PROVIDED MATERIAL
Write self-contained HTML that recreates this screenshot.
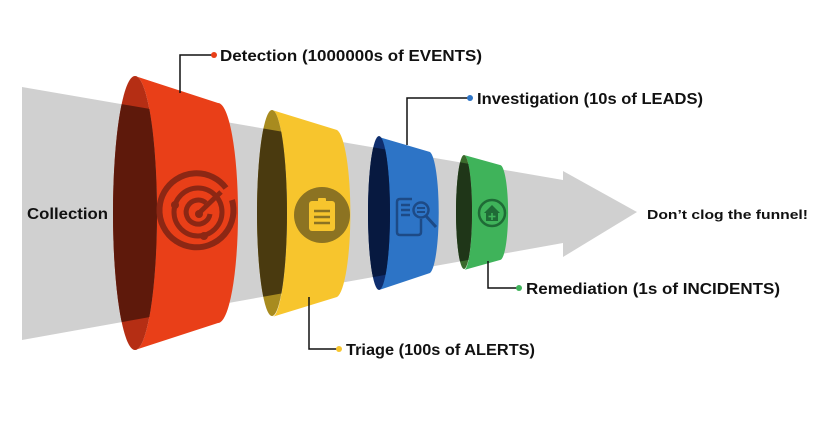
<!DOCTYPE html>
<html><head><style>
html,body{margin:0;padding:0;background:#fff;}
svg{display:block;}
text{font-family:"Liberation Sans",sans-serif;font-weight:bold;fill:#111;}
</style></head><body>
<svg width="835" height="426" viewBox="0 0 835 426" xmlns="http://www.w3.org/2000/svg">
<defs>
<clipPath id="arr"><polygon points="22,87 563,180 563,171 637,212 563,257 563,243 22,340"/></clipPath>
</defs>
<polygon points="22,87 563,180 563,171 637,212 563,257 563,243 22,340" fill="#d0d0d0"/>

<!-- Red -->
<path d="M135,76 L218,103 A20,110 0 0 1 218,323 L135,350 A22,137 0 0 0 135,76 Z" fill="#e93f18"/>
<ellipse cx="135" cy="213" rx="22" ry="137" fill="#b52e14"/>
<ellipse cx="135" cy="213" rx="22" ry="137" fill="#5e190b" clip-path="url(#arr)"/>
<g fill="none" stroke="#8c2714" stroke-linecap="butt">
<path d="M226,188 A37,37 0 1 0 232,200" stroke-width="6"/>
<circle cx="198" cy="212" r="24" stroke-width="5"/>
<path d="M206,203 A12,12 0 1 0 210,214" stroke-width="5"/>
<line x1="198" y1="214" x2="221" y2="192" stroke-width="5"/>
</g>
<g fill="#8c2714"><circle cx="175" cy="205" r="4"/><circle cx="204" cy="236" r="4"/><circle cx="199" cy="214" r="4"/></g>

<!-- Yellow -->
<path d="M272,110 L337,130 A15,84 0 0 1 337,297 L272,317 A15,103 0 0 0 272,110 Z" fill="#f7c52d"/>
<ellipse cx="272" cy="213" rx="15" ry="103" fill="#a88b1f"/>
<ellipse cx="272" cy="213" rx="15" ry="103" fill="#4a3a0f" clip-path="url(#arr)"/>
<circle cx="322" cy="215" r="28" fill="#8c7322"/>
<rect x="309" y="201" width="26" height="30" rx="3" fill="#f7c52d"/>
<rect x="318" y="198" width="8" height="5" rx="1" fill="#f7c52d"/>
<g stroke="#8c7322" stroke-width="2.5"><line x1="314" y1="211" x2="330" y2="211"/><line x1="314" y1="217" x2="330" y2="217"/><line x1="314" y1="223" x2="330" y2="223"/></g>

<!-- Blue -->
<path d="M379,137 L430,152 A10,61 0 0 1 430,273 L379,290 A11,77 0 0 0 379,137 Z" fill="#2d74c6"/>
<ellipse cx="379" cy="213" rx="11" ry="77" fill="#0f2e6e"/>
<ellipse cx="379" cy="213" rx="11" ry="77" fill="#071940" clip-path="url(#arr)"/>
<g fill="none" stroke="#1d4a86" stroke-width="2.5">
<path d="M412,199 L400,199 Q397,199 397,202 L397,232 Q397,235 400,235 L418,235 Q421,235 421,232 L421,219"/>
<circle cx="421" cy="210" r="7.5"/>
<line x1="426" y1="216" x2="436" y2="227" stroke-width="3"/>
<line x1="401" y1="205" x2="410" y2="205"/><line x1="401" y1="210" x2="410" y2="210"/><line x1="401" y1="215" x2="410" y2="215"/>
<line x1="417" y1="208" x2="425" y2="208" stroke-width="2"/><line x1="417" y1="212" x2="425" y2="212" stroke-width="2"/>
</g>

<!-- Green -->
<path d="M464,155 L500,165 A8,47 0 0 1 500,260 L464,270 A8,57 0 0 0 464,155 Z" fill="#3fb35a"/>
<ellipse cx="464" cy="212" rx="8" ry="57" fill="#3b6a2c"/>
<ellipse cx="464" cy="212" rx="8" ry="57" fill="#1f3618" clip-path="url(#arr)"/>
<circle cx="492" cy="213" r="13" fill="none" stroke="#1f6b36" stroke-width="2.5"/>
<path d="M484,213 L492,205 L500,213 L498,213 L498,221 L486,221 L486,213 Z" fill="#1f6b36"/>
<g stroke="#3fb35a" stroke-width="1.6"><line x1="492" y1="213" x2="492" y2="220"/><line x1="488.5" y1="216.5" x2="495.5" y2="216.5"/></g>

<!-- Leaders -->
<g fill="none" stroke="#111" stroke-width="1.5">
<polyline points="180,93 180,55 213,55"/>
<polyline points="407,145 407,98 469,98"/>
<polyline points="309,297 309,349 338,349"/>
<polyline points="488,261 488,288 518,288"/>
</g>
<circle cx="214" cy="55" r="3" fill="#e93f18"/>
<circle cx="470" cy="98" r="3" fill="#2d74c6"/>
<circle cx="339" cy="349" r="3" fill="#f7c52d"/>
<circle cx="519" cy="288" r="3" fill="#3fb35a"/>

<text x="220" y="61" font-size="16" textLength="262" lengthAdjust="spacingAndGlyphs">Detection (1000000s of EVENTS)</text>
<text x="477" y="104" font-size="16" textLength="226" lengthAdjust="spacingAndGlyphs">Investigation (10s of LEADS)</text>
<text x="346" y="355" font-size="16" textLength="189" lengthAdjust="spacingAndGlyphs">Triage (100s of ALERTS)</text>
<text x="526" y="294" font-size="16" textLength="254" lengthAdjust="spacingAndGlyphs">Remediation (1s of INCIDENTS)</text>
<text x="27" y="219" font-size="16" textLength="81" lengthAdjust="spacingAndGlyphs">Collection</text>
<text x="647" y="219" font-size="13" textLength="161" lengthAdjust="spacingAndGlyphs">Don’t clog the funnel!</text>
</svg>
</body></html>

WHAT YOU HAVE TO DO
Reproduce all of the data exactly, omitting each picture it holds.

WRITTEN SOLUTION
Write self-contained HTML that recreates this screenshot.
<!DOCTYPE html>
<html><head><style>
html,body{margin:0;padding:0;background:#fff;}
svg{display:block;}
text{font-family:"Liberation Sans",sans-serif;font-weight:bold;fill:#111;}
</style></head><body>
<svg width="835" height="426" viewBox="0 0 835 426" xmlns="http://www.w3.org/2000/svg">
<defs>
<clipPath id="arr"><polygon points="22,87 563,180 563,171 637,212 563,257 563,243 22,340"/></clipPath>
</defs>
<polygon points="22,87 563,180 563,171 637,212 563,257 563,243 22,340" fill="#d0d0d0"/>

<!-- Red -->
<path d="M135,76 L218,103 A20,110 0 0 1 218,323 L135,350 A22,137 0 0 0 135,76 Z" fill="#e93f18"/>
<ellipse cx="135" cy="213" rx="22" ry="137" fill="#b52e14"/>
<ellipse cx="135" cy="213" rx="22" ry="137" fill="#5e190b" clip-path="url(#arr)"/>
<g fill="none" stroke="#8c2714" stroke-linecap="butt">
<path d="M226,188 A37,37 0 1 0 232,200" stroke-width="6"/>
<circle cx="198" cy="212" r="24" stroke-width="5"/>
<path d="M206,203 A12,12 0 1 0 210,214" stroke-width="5"/>
<line x1="198" y1="214" x2="221" y2="192" stroke-width="5"/>
</g>
<g fill="#8c2714"><circle cx="175" cy="205" r="4"/><circle cx="204" cy="236" r="4"/><circle cx="199" cy="214" r="4"/></g>

<!-- Yellow -->
<path d="M272,110 L337,130 A15,84 0 0 1 337,297 L272,317 A15,103 0 0 0 272,110 Z" fill="#f7c52d"/>
<ellipse cx="272" cy="213" rx="15" ry="103" fill="#a88b1f"/>
<ellipse cx="272" cy="213" rx="15" ry="103" fill="#4a3a0f" clip-path="url(#arr)"/>
<circle cx="322" cy="215" r="28" fill="#8c7322"/>
<rect x="309" y="201" width="26" height="30" rx="3" fill="#f7c52d"/>
<rect x="318" y="198" width="8" height="5" rx="1" fill="#f7c52d"/>
<g stroke="#8c7322" stroke-width="2.5"><line x1="314" y1="211" x2="330" y2="211"/><line x1="314" y1="217" x2="330" y2="217"/><line x1="314" y1="223" x2="330" y2="223"/></g>

<!-- Blue -->
<path d="M379,137 L430,152 A10,61 0 0 1 430,273 L379,290 A11,77 0 0 0 379,137 Z" fill="#2d74c6"/>
<ellipse cx="379" cy="213" rx="11" ry="77" fill="#0f2e6e"/>
<ellipse cx="379" cy="213" rx="11" ry="77" fill="#071940" clip-path="url(#arr)"/>
<g fill="none" stroke="#1d4a86" stroke-width="2.5">
<path d="M412,199 L400,199 Q397,199 397,202 L397,232 Q397,235 400,235 L418,235 Q421,235 421,232 L421,219"/>
<circle cx="421" cy="210" r="7.5"/>
<line x1="426" y1="216" x2="436" y2="227" stroke-width="3"/>
<line x1="401" y1="205" x2="410" y2="205"/><line x1="401" y1="210" x2="410" y2="210"/><line x1="401" y1="215" x2="410" y2="215"/>
<line x1="417" y1="208" x2="425" y2="208" stroke-width="2"/><line x1="417" y1="212" x2="425" y2="212" stroke-width="2"/>
</g>

<!-- Green -->
<path d="M464,155 L500,165 A8,47 0 0 1 500,260 L464,270 A8,57 0 0 0 464,155 Z" fill="#3fb35a"/>
<ellipse cx="464" cy="212" rx="8" ry="57" fill="#3b6a2c"/>
<ellipse cx="464" cy="212" rx="8" ry="57" fill="#1f3618" clip-path="url(#arr)"/>
<circle cx="492" cy="213" r="13" fill="none" stroke="#1f6b36" stroke-width="2.5"/>
<path d="M484,213 L492,205 L500,213 L498,213 L498,221 L486,221 L486,213 Z" fill="#1f6b36"/>
<g stroke="#3fb35a" stroke-width="1.6"><line x1="492" y1="213" x2="492" y2="220"/><line x1="488.5" y1="216.5" x2="495.5" y2="216.5"/></g>

<!-- Leaders -->
<g fill="none" stroke="#111" stroke-width="1.5">
<polyline points="180,93 180,55 213,55"/>
<polyline points="407,145 407,98 469,98"/>
<polyline points="309,297 309,349 338,349"/>
<polyline points="488,261 488,288 518,288"/>
</g>
<circle cx="214" cy="55" r="3" fill="#e93f18"/>
<circle cx="470" cy="98" r="3" fill="#2d74c6"/>
<circle cx="339" cy="349" r="3" fill="#f7c52d"/>
<circle cx="519" cy="288" r="3" fill="#3fb35a"/>

<text x="220" y="61" font-size="16" textLength="262" lengthAdjust="spacingAndGlyphs">Detection (1000000s of EVENTS)</text>
<text x="477" y="104" font-size="16" textLength="226" lengthAdjust="spacingAndGlyphs">Investigation (10s of LEADS)</text>
<text x="346" y="355" font-size="16" textLength="189" lengthAdjust="spacingAndGlyphs">Triage (100s of ALERTS)</text>
<text x="526" y="294" font-size="16" textLength="254" lengthAdjust="spacingAndGlyphs">Remediation (1s of INCIDENTS)</text>
<text x="27" y="219" font-size="16" textLength="81" lengthAdjust="spacingAndGlyphs">Collection</text>
<text x="647" y="219" font-size="13" textLength="161" lengthAdjust="spacingAndGlyphs">Don’t clog the funnel!</text>
</svg>
</body></html>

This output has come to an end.